I’d love to know your thoughts on the topic, and plan to share more of my One Less Things with you in the future.

Related posts:

  1. Minimalist Beauty: 11 Ways to Look Gorgeous without Chemicals

123 comments to One Less Thing: Perfume

  • Jeffrey

    Though I rarely use cologne, I do think it’s kinda neat to make up your own perfume a la essential oils. When you pay $50-200 for a 2 oz. bottle of perfume/cologne, what you’re really paying for is the specially manufactured bottle, the advertising, model photo-shoots, celebrity endorsement and on & on. Why give them your money when you could mix your own trademark scent, pack it in a $2 plain-Jane glass tube from Wholefoods and only pay for the raw materials? How and when did companies persuade people to believe that DIY wasn’t fun/cheaper/personalized/satisfying?

  • Labradorite

    One Less Thing… I have given up make-up.
    Everything you have written about perfumes also apply to make-up: it is full of potential hazards, it has a negative environmental impact and it is very often tested on animals who “live” in appalling conditions.
    We do not need make-up to look good: if we choose a neat and easy hairdo and keep our hair clean at all time, if we choose clothes that fit our style, our figure, our complexion, our eyes and hair colors… and – to top it all – if we radiate happiness, practically nobody will notice we are not wearing make-up and the few who will are going to be tempted to give up make-up as well.
    No make-up = more health for you and the planet, no more animals in tiny cages, more space in your bathroom, more time available for more essential activities.
    Let’s give ourselves the freedom and joy to show our face just like it is!

  • Labradorite

    One Thing Less : I have given up self-improvement books. I read so many over the years I could fill a library with them!
    Then I realized that the basic assumption of all these books is that we are not OK as we are now. Is that true or is this thought (I am not good enough yet) inner clutter?
    Well, my answer was: the idea of my inadequacy is clutter because it does not serve me, quite the opposite. Oh the joy of getting rid of all these books!

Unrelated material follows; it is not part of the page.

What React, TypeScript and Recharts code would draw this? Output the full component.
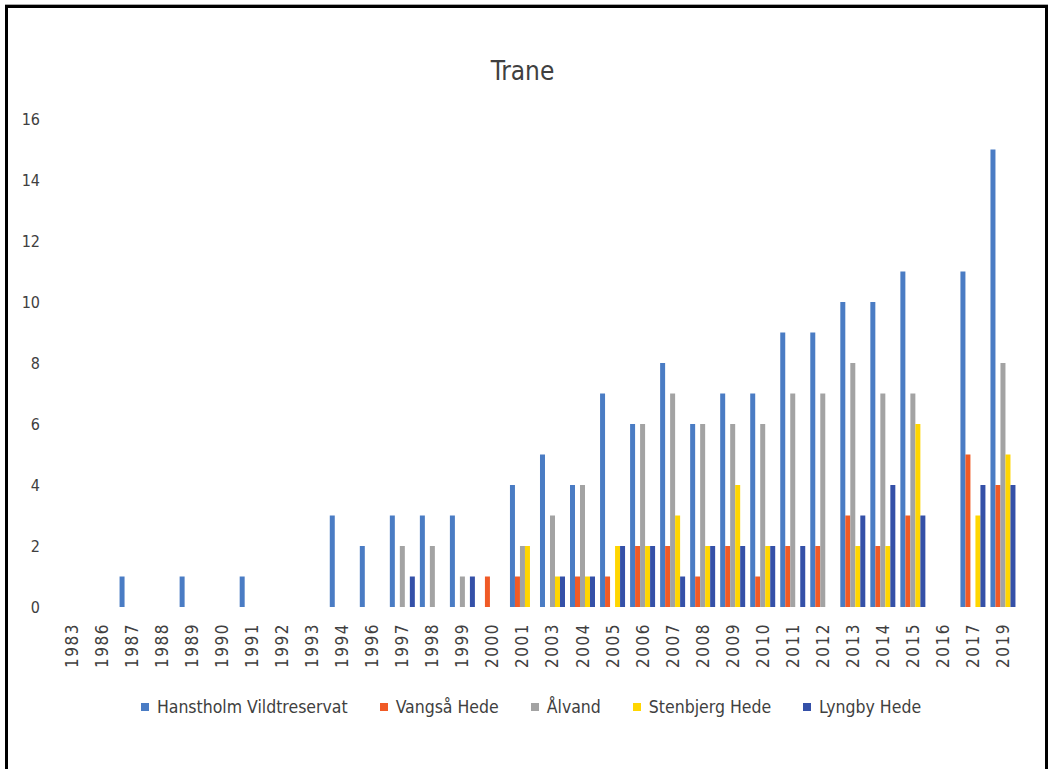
import React from "react";
import { BarChart, Bar, XAxis, YAxis } from "recharts";

const years = [
  "1983", "1986", "1987", "1988", "1989", "1990", "1991", "1992", "1993", "1994",
  "1996", "1997", "1998", "1999", "2000", "2001", "2003", "2004", "2005", "2006",
  "2007", "2008", "2009", "2010", "2011", "2012", "2013", "2014", "2015", "2016",
  "2017", "2019",
];

const hanstholm = [0, 0, 1, 0, 1, 0, 1, 0, 0, 3, 2, 3, 3, 3, 0, 4, 5, 4, 7, 6, 8, 6, 7, 7, 9, 9, 10, 10, 11, 0, 11, 15];
const vangsaa = [0, 0, 0, 0, 0, 0, 0, 0, 0, 0, 0, 0, 0, 0, 1, 1, 0, 1, 1, 2, 2, 1, 2, 1, 2, 2, 3, 2, 3, 0, 5, 4];
const aalvand = [0, 0, 0, 0, 0, 0, 0, 0, 0, 0, 0, 2, 2, 1, 0, 2, 3, 4, 0, 6, 7, 6, 6, 6, 7, 7, 8, 7, 7, 0, 0, 8];
const stenbjerg = [0, 0, 0, 0, 0, 0, 0, 0, 0, 0, 0, 0, 0, 0, 0, 2, 1, 1, 2, 2, 3, 2, 4, 2, 0, 0, 2, 2, 6, 0, 3, 5];
const lyngby = [0, 0, 0, 0, 0, 0, 0, 0, 0, 0, 0, 1, 0, 1, 0, 0, 1, 1, 2, 2, 1, 2, 2, 2, 2, 0, 3, 4, 3, 0, 4, 4];

const yTicks = [0, 2, 4, 6, 8, 10, 12, 14, 16];

const series = [
  { key: "hanstholm", name: "Hanstholm Vildtreservat", color: "#4A7CC4", values: hanstholm },
  { key: "vangsaa", name: "Vangså Hede", color: "#F05A26", values: vangsaa },
  { key: "aalvand", name: "Ålvand", color: "#A3A3A3", values: aalvand },
  { key: "stenbjerg", name: "Stenbjerg Hede", color: "#FFD600", values: stenbjerg },
  { key: "lyngby", name: "Lyngby Hede", color: "#3450A8", values: lyngby },
];

const data = years.map((year, i) => {
  const row: Record<string, string | number> = { year };
  series.forEach((s) => {
    row[s.key] = s.values[i];
  });
  return row;
});

const FONT = '"DejaVu Sans Condensed", "DejaVu Sans", sans-serif';
const TEXT = "#404040";

function YTick({ y, payload }: any) {
  return (
    <text x={40} y={y} dy="0.35em" textAnchor="end" fill={TEXT} fontSize={16} fontFamily={FONT}>
      {payload.value}
    </text>
  );
}

function XTick({ x, y, payload }: any) {
  return (
    <text
      transform={`translate(${x}, ${y + 8}) rotate(-90)`}
      dy="0.35em"
      textAnchor="end"
      fill={TEXT}
      fontSize={17}
      letterSpacing={1.5}
      fontFamily={FONT}
    >
      {payload.value}
    </text>
  );
}

export default function App() {
  return (
    <div style={{ position: "absolute", left: 0, top: 0, width: 1051, height: 769, overflow: "hidden", background: "#fff" }}>
      <div
        style={{
          position: "absolute",
          left: 5,
          top: 5,
          width: 1037,
          height: 800,
          borderTop: "3px solid #000",
          borderLeft: "3px solid #000",
          borderRight: "3px solid #000",
          boxShadow: "0 -1px 0 #aaa",
        }}
      />
      <div
        style={{
          position: "absolute",
          left: 0,
          top: 56,
          width: 1045,
          textAlign: "center",
          fontFamily: FONT,
          fontSize: 26,
          color: TEXT,
        }}
      >
        Trane
      </div>
      <div style={{ position: "absolute", left: 0, top: 0 }}>
        <BarChart
          width={1051}
          height={769}
          data={data}
          margin={{ top: 119, right: 33, left: 0, bottom: 102 }}
          barCategoryGap="8.3%"
          barGap={0}
        >
          <XAxis
            dataKey="year"
            interval={0}
            axisLine={false}
            tickLine={false}
            height={60}
            tick={<XTick />}
          />
          <YAxis
            width={57}
            domain={[0, 16]}
            ticks={yTicks}
            axisLine={false}
            tickLine={false}
            tick={<YTick />}
          />
          {series.map((s) => (
            <Bar key={s.key} dataKey={s.key} name={s.name} fill={s.color} isAnimationActive={false} />
          ))}
        </BarChart>
      </div>
      <div
        style={{
          position: "absolute",
          left: 0,
          top: 697,
          width: 1062,
          display: "flex",
          justifyContent: "center",
          gap: 32,
          fontFamily: FONT,
          fontSize: 17.5,
          color: TEXT,
        }}
      >
        {series.map((s) => (
          <div key={s.key} style={{ display: "flex", alignItems: "center", gap: 8 }}>
            <span style={{ display: "inline-block", width: 8, height: 8, background: s.color }} />
            <span>{s.name}</span>
          </div>
        ))}
      </div>
    </div>
  );
}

  • Wow I’m seriously in love with your blog! You’re an excellent writer. I’m just wondering now what you use in place of body lotion? O.o

  • I’m one of those people don’t want the smell of perfume even it is expensive brand. For me you stay smell good if do practice good hygiene everyday.

  • Mark

    Oddly enough, I’ve never been bothered by the natural smell of other people. It’s possibly because I grew up in a hot country. When you are being physically active with other people in 105F/40C you’re gonna smell, no matter what you slather yourself with.

  • Ann

    Loved this article. I remember releasing my last bottle of perfume – ‘Flowers’ – did not smell like flowers. Latest release toe nail polish. Loved the colors hated the smell and the smell of the remover.
    Now I am free and my toes are a beautiful shade of natural pink.
    Ann

  • Perfume gives me headaches! In my whole life I’ve possessed two tiny bottles of perfume – one smelled like lavender and was quite nice, but very strong, the other one was a traditional German cologne which is quite icky. I can’t stand fragranted beauty products, only exception at the moment is a natural pomegranade scented shampoo and conditioner combo (but on many days I still use a vinegar rinse afterwards). Must say I totally agree with the folks here who use essential oils! You can choose one or two you really like, maybe throw in a third for special occasions, et voila :) My personal favourites are lemon grass (also a slight insect repellent) and cedar wood (has antiseptic and antidepressant properties), and sometimes a bit of lavender for the sake of nostalgia (my parents’ front yard is full of wild roses and lavender most years). I use them diluted with water and combined with tea tree oil as a body/clothing/bedding spray, a few drops in my homemade deodorant powder, in my sugar and oil facescrub, etc.

  • Nicole

    Whenever I feel the urge to smell a certain way, I just dab on a little vanilla extract for baking. Smells like cookies and I know exactly what is in it since I make my own.